The most comprehensive and perhaps successful Virtual Tour I have ever seen was done by Mary Sharratt for the release of her novel Illuminations: A Novel of Hildegard von Bingen. She hired an agency to set up the tour, which ran from Oct 14 to Nov 15 (for a publication date of Oct 15). (Note that the tour linked to here was done for the release of the paperback edition.)
There were a good amount of book blogs (sometimes two a day), most of which only needed to have a review copy sent to them. (But again, this needed to be done months ahead of time, for the busy fall publishing season.) These placements included interviews, giveaways and contests. Because the company that organized the tour specialized in historical fiction, they had a waiting slate of blogs to pitch Mary’s book to. This is half the work of any virtual tour – finding your targets.
But Mary also wrote for many other sites that at first glance had nothing to do with books, but everything to do with her subject matter. By a lucky chance of fortuitous timing, Illuminations was originally released in the same month that Hildegard was named a Doctor of the Church, and right around the time that she was elevated to sainthood. (Actually, luck had little to do with it – Mary knew what was going on with her subject and communicated this to her publisher, and I think the pub date was moved to coincide with these other happy events.)
For the initial release, Mary wrote articles on feminist websites, she wrote opinion pieces, she wrote articles about Hildegard’s music, her botany work, and her relevance to our world today. Sometimes this was done in concert with an independent book review, and sometimes it was done on a website that was not a book blog. She had an article placed nearly every day of her launch month. The beauty of this is that the article would then reach people who were perhaps more interested in the subject matter, so more motivated to read the book.

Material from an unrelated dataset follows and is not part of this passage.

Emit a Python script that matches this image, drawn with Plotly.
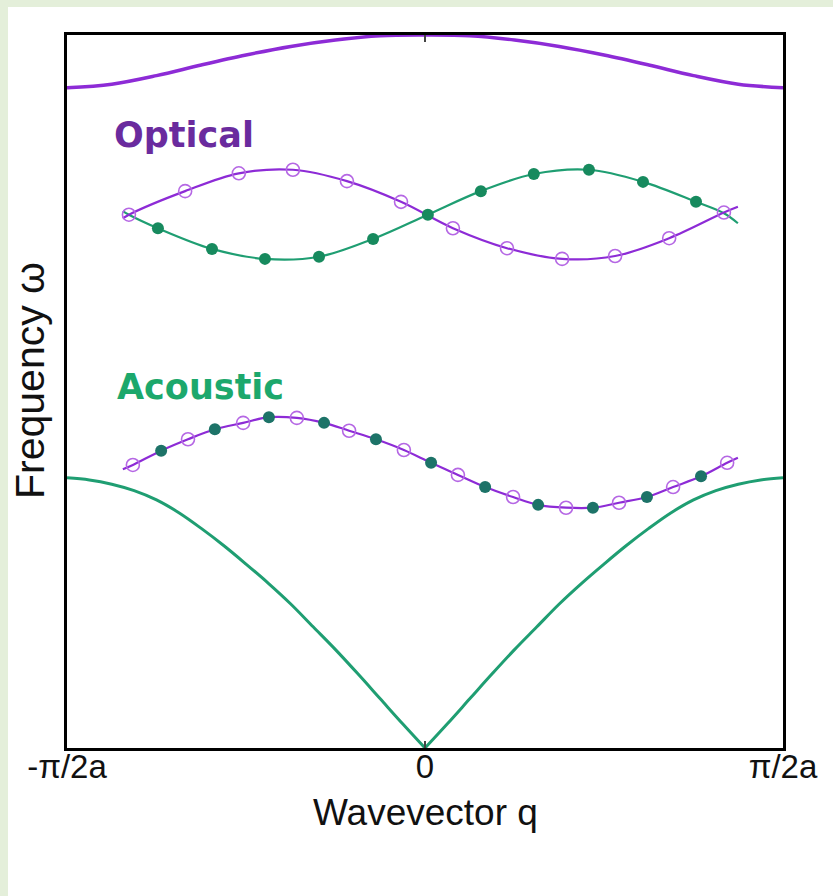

When I asked her about this tour, she said that she had hired an agency to coordinate all the posts, but the link on her website only points to the book review sites included on the paperback release tour. So I can’t give you a link that lists all of the other sites on which she wrote wonderful articles for the initial launch (she has redone her website since then). However, as you can see from the one I’ve linked to, this went on for over a year after the paperback edition was released – though certainly not at the pace at which she did it right around the initial publication date.
If you find a website or online magazine that has a particular affinity for your subject matter, you might be able to arrange a regular appearance there, as Mary has done with Feminism and Religion. Search for her other articles on that site, and you will see what I mean. They are timely and relevant, and give new life to the extensive research that Mary did for Illuminations. You may even be able to use material that didn’t make it into the book.
In order to organize a Virtual Tour, it is first necessary to find your markets. You should be open-minded about what you can write about, but certainly make sure that there is a tie-in to the site’s main topic. (Make a list of the different areas you can write about, and sub-lists of what you focus on in articles in each area.) You will need to determine who to query, and operate as if this were a regular magazine query process. Writer’s Market can be helpful for topic-specific sites, and for contact information. You can usually find an email in the Contact Us section, or if all else fails, look under the advertising section. Spend some time looking around the site, and make your query specific.
For book bloggers, you will need to familiarize yourself with the blog. Make sure your book is a good fit. Don’t pitch to bloggers on social media, and don’t pitch something clearly not appropriate (like a mystery novel to a historical fiction blog). Support your work by sharing each post on your own social media. Offer giveaways if you can, or original content. This can be a Q&A, an excerpt, or some other piece that you write based on the book (like a character interview, etc).
A Virtual Tour allows you to access an audience that you otherwise would not have. It is ostensibly free – that is, except for the time involved, which is substantial. There are many agencies which can set up Blog Tours for you, but a complete Virtual Tour will take something more. Do your homework on this one.